The audacious daylight shooting of a Russian mafia boss in central Moscow has stoked fears of further score-settling and a return to the bloody gangland wars of the 1990s.
Aslan Usoyan, known widely by his nickname “Grandpa Khasan”, was shot on Wednesday afternoon as he left his favourite restaurant on Povarskaya Street in central Moscow.
“The killing of such an influential figure cannot go without revenge from his supporters,” said Alexander Khinshtein, a Russian MP today. “This is likely to bring about a new wave of attacks and murders.”
Moscow is still hit by occasional contract killings, such as the 2009 murder of Vyacheslav Ivankov, a mafia boss known as the Little Japanese, and a failed 2010 attack in which Usoyan was injured. Such attacks have become rarer than they were in the 1990s but this latest attack could spark revenge killings.
Analysts of the murky Russian underworld said a number of different groupings could be behind the attack. There is even a somewhat fanciful theory linking the killing to the triple assassination of Kurdish separatists in Paris last week. Usoyan, an ethnic Kurd, was rumoured to be one of the suppliers of illicit weapons to Kurdish separatist movements fighting in Turkey.
The most likely culprit appears to be criminal elements loyal to Tariel Oniani, a Georgian gangster who is currently behind bars but who has been Usoyan’s main rival for many years and still has a strong network of lieutenants. There could be revenge attacks against Oniani’s group, as well as score-settling between members of Usoyan’s own grouping as they jockey for influence following the death of their Don.
According to Mark Galeotti, a professor at New York University who specialises in the Russian underworld, Usoyan’s nephew Miron has been primed to take over from him ever since the 2010 failed assassination attempt left Usoyan fearful for his life. “But a lot of people aren’t sure if he is up to it,” Mr Galeotti said. “Usoyan built his criminal network on very personal links and it is not clear whether these loyalties will simply transfer.”
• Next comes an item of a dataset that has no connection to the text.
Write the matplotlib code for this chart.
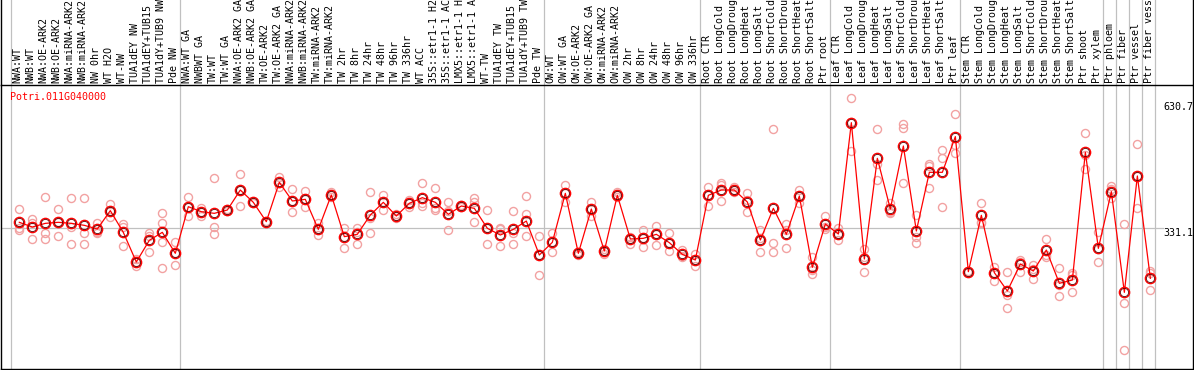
import numpy as np
import matplotlib
matplotlib.use("Agg")
import matplotlib.pyplot as plt
from matplotlib.transforms import blended_transform_factory

# sample labels (columns)
labels = [
    'NWA:WT', 'NWB:WT', 'NWA:OE-ARK2', 'NWB:OE-ARK2', 'NWA:miRNA-ARK2', 'NWB:miRNA-ARK2',
    'NW 0hr', 'WT H2O', 'WT-NW', 'TUA1dEY NW', 'TUA1dEY+TUB15 NW', 'TUA1dY+TUB9 NW', 'Pde NW',
    'NWA:WT GA', 'NWBWT GA', 'TW:WT', 'TW:WT GA', 'NWA:OE-ARK2 GA', 'NWB:OE-ARK2 GA',
    'TW:OE-ARK2', 'TW:OE-ARK2 GA', 'NWA:miRNA-ARK2 GA', 'NWB:miRNA-ARK2 GA', 'TW:miRNA-ARK2',
    'TW:miRNA-ARK2 GA', 'TW 2hr', 'TW 8hr', 'TW 24hr', 'TW 48hr', 'TW 96hr', 'TW 336hr', 'WT ACC',
    '35S::etr1-1 H2O', '35S::etr1-1 ACC', 'LMX5::etr1-1 H2O', 'LMX5::etr1-1 ACC', 'WT-TW',
    'TUA1dEY TW', 'TUA1dEY+TUB15 TW', 'TUA1dY+TUB9 TW', 'Pde TW',
    'OW:WT', 'OW:WT GA', 'OW:OE-ARK2', 'OW:OE-ARK2 GA', 'OW:miRNA-ARK2', 'OW:miRNA-ARK2 GA',
    'OW 2hr', 'OW 8hr', 'OW 24hr', 'OW 48hr', 'OW 96hr', 'OW 336hr',
    'Root CTR', 'Root LongCold', 'Root LongDrought', 'Root LongHeat', 'Root LongSalt',
    'Root ShortCold', 'Root ShortDrought', 'Root ShortHeat', 'Root ShortSalt', 'Ptr root',
    'Leaf CTR', 'Leaf LongCold', 'Leaf LongDrought', 'Leaf LongHeat', 'Leaf LongSalt',
    'Leaf ShortCold', 'Leaf ShortDrought', 'Leaf ShortHeat', 'Leaf ShortSalt', 'Ptr leaf',
    'Stem CTR', 'Stem LongCold', 'Stem LongDrought', 'Stem LongHeat', 'Stem LongSalt',
    'Stem ShortCold', 'Stem ShortDrought', 'Stem ShortHeat', 'Stem ShortSalt',
    'Ptr shoot', 'Ptr xylem', 'Ptr phloem', 'Ptr fiber', 'Ptr vessel', 'Ptr fiber vessel',
]

# mean expression per sample
means = [
    343.5, 332.6, 341.1, 343.5, 341.1, 336.5, 328.0, 370.5, 320.3, 251.6, 301.8, 320.3, 271.7,
    379.7, 368.1, 364.3, 372.0, 418.3, 389.8, 345.0, 436.1, 392.9, 396.7, 327.2, 406.8, 310.3,
    315.7, 360.4, 389.8, 358.1, 387.5, 400.6, 389.8, 362.0, 381.3, 375.9, 329.6, 314.1, 327.2,
    346.5, 267.8,
    297.1, 410.6, 271.7, 374.3, 277.1, 406.0, 304.9, 306.4, 315.7, 296.4, 269.3, 256.2,
    406.0, 418.3, 418.3, 390.5, 302.5, 375.9, 315.7, 404.4, 239.2, 339.6,
    316.4, 574.3, 258.5, 491.7, 374.3, 520.2, 323.4, 459.3, 459.3, 541.9,
    229.2, 359.7, 226.9, 184.4, 246.9, 230.7, 279.4, 202.2, 209.9,
    505.6, 283.2, 414.5, 181.3, 450.8, 213.8,
]

# individual replicates per sample
replicates = [
    [374.3, 331.1, 325.7], [350.4, 342.7, 305.6], [401.4, 318.0, 305.6], [374.3, 343.5, 311.8],
    [399.0, 333.4, 293.3], [399.0, 318.0, 293.3], [342.7, 321.8, 318.0], [385.9, 370.5, 355.0],
    [339.6, 333.4, 288.6], [258.5, 252.4, 243.1], [318.0, 312.6, 275.5],
    [364.3, 341.1, 298.7, 236.9], [297.1, 271.7, 244.6],
    [401.4, 379.7, 358.9], [375.9, 368.1, 358.1], [445.4, 333.4, 315.7], [374.3, 372.0, 370.5],
    [455.4, 418.3, 382.1], [391.3, 389.8, 387.5], [346.5, 345.0, 343.5], [447.7, 433.8, 426.1],
    [420.7, 392.9, 366.6], [416.0, 396.7, 378.2], [341.1, 327.2, 314.1], [414.5, 406.8, 401.4],
    [331.1, 310.3, 283.2], [331.1, 321.8, 293.3], [412.9, 352.7, 319.5], [406.8, 389.8, 372.0],
    [362.8, 358.1, 352.7], [395.2, 387.5, 379.7], [433.8, 387.5, 381.3], [423.0, 375.9, 372.0],
    [389.8, 370.5, 324.9], [383.6, 381.3, 379.7], [400.6, 391.3, 343.5], [372.0, 329.6, 293.3],
    [331.1, 327.2, 288.6], [369.7, 318.0, 293.3], [405.2, 362.8, 311.8], [311.8, 267.8, 220.7],
    [318.0, 297.1, 275.5], [429.9, 410.6, 391.3], [275.5, 271.7, 267.8], [389.8, 374.3, 358.1],
    [280.9, 277.1, 269.3], [414.5, 406.0, 402.9], [310.3, 304.9, 293.3], [325.7, 306.4, 285.5],
    [335.7, 315.7, 291.0], [318.0, 296.4, 277.8], [279.4, 266.3, 263.9], [269.3, 256.2, 243.1],
    [424.5, 406.0, 382.1], [433.8, 429.9, 393.6], [424.5, 418.3, 414.5], [410.6, 395.2, 366.6],
    [325.7, 306.4, 275.5], [558.8, 294.8, 274.0], [339.6, 325.7, 283.2], [418.3, 404.4, 389.0],
    [263.9, 233.1, 223.0], [358.1, 333.4, 327.2],
    [331.1, 316.4, 302.5], [630.7, 576.6, 508.7], [280.9, 263.9, 229.2], [558.8, 478.5, 441.5],
    [387.5, 368.1, 364.3], [570.4, 561.2, 433.8], [360.4, 310.3, 294.8], [478.5, 473.9, 422.2],
    [511.0, 491.7, 378.2], [593.6, 522.6, 504.8],
    [228.0, 229.2, 230.5], [387.5, 345.0, 341.1], [240.8, 226.9, 207.6], [227.7, 175.2, 144.3],
    [256.2, 252.4, 229.2], [244.6, 235.4, 211.4], [304.9, 267.8, 263.9], [236.9, 198.3, 172.8],
    [226.9, 221.5, 181.3],
    [549.6, 499.4, 467.0], [321.8, 280.9, 252.4], [427.6, 420.7, 399.0], [338.8, 155.9, 47.8],
    [524.1, 450.8, 375.9], [230.7, 225.3, 186.7],
]

# last sample index of each group (gray separators)
group_ends = [-1, 12, 40, 52, 62, 72, 83, 84, 85, 86, 87]

gene = 'Potri.011G040000'
y_max = 630.7
y_mid = 331.1

mono = 'DejaVu Sans Mono'
fs = 7.2
grid_c = '#c0c0c0'

fig = plt.figure(figsize=(11.94, 3.70), dpi=100)
ax = fig.add_axes([1 / 1194, 1 / 370, 1192 / 1194, 284 / 370])
ax.set_xlim(-1.408, 90.28)
ax.set_ylim(3.8, 661.5)
ax.set_xticks([])
ax.set_yticks([])
for s in ax.spines.values():
    s.set_color('black')
    s.set_linewidth(1.0)

x = np.arange(len(labels))
head = 85 / 284  # header height in axes units

# group separators run through the header too
for g in group_ends:
    ax.axvline(g + 0.36, ymin=0, ymax=1 + head, color=grid_c, lw=0.9,
               clip_on=False, zorder=1)
# box edges around header
ax.plot([0, 0], [1, 1 + head], transform=ax.transAxes, color='black', lw=1.0, clip_on=False)
ax.plot([1, 1], [1, 1 + head], transform=ax.transAxes, color='black', lw=1.0, clip_on=False)

ax.plot([-1.408, 88.0], [y_mid, y_mid], color=grid_c, lw=0.9, zorder=1)

# replicates
for i, reps in enumerate(replicates):
    ax.plot([i] * len(reps), reps, 'o', ms=5.8, mfc='none', mec='#f2a2a2', mew=1.0, zorder=2)

# means
ax.plot(x, means, '-', color='red', lw=0.9, zorder=3)
ax.plot(x, means, 'o', ms=7.4, mfc='none', mec='red', mew=1.0, zorder=4)
ax.plot(x, means, 'o', ms=5.9, mfc='none', mec='#600000', mew=0.6, zorder=5)

# rotated sample names in the header
trans = blended_transform_factory(ax.transData, fig.transFigure)
for i, lab in enumerate(labels):
    ax.text(i - 0.12, (370 - 83) / 370, lab, rotation=90, ha='center', va='bottom',
            family=mono, fontsize=fs, transform=trans, clip_on=False)

ax.text(-0.72, 0.975, gene, transform=blended_transform_factory(ax.transData, ax.transAxes),
        ha='left', va='top', family=mono, fontsize=fs, color='red')

# value labels at the right
xr = 87.98
ax.annotate(f'{y_max}', (xr, y_max), xytext=(0, -8.5), textcoords='offset pixels',
            ha='left', va='center', family=mono, fontsize=fs)
ax.annotate(f'{y_mid}', (xr, y_mid), xytext=(0, -5), textcoords='offset pixels',
            ha='left', va='center', family=mono, fontsize=fs)
ax.annotate('0', (xr, 0), xytext=(0, 8.5), textcoords='offset pixels',
            ha='left', va='center', family=mono, fontsize=fs)

fig.savefig('out.png', dpi=100)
Unlike the more sophisticated organised corruption networks that have sprung up in the past decade and are closely interwoven with government structures, underworld figures like Usoyan were a dying breed.
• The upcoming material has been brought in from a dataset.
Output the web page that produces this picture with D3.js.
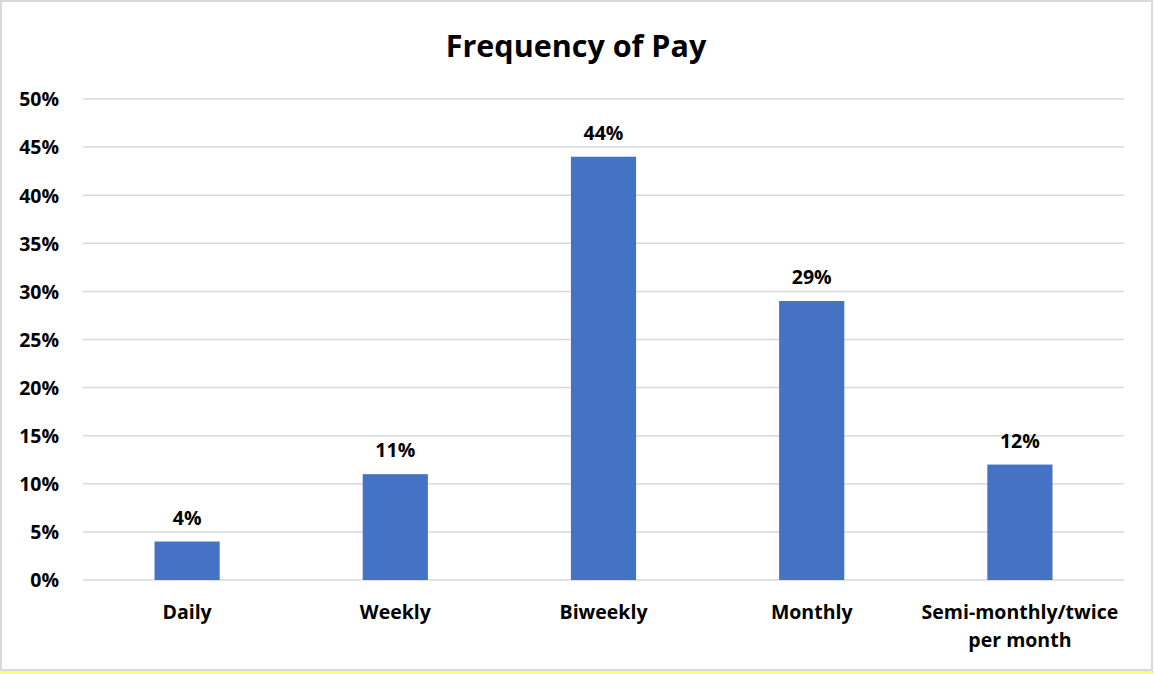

“Usoyan was very much a Don Corleone figure,” says Mr Galeotti. “He had enough links with political structures to ensure that he had protection but he didn’t actually work directly with politicians.”
In news reports on Russian television, Usoyan was openly referred to as a “thief-in-law” and a “criminal authority”. He was one of the last of the major “thieves-in-law”, the Soviet-era crime bosses whose culture and ethics originated in the Gulags, and his lifestyle was different to the newer class of Russian rich as well. He was an old-school mafia boss who ate at the same kitschy Azerbaijani restaurant most days, where he would receive visitors and other clan bosses keen to settle disputes, and where he was assassinated. He rarely travelled abroad and although he travelled in a four-car motorcade for security he was not ostentatious with his ill-gotten wealth.
He was hit in the neck by a sniper hiding in a building across the street from the restaurant, where he had just had lunch. Police said that the gunman used a Val, a sniper rifle with a silencer that has a range of up to 400m and is used by the Russian special forces and elite units of the army.
The sniper appears to have had at least one accomplice and to have fired the shots from a fifth-floor window in the stairwell of an apartment block across the street.
Police believe they have captured the killer on camera entering the building with a large bag, but the man is wearing a winter coat and hat and none of his features are visible. The “control shots” meant to ensure that the mafia boss was dead instead hit a waitress from the restaurant, who remains in a critical condition in hospital after losing four litres of blood. But one bullet was enough to finish off Usoyan, who died after being rushed to hospital by his bodyguards in his own motorcade.
No details about Usoyan’s funeral have been released yet. It is likely to require a huge police presence as criminal bosses from across Russia come to pay their respects.
Russian villains: Kingpins in crime
Born in 1937 in Tbilisi, Georgia, Usoyan was an ethnic Kurd who rose to become one of post-Soviet Russia’s most powerful crime bosses. In the only interview he has ever given, he described himself as a “pensioner”, but did not deny that he was a “thief-in-law”.
In a class of his own, Mogilevich is believed to be the most powerful underworld financier and money launderer with wide connections across the crime and political worlds in Russia and neighbouring countries. He is on the FBI’s Ten Most Wanted list, but resides unmolested in Moscow.
Known as Tarot, Oniani hails like many of the Soviet-era crime leaders from the republic of Georgia. It is believed that his gang was involved in a bloody turf war with Usoyan’s gang, primarily over lucrative construction contracts involved in the 2014 Winter Olympics in Sochi. He was jailed for 10 years on kidnapping and extortion charges in 2010.
Also born in Georgia, Ivankov was ethnic Russian but due to his Asian features was named “the Little Japanese”. Shot dead in central Moscow in 2009, apparently after mediating a dispute between Oniani and Usoyan.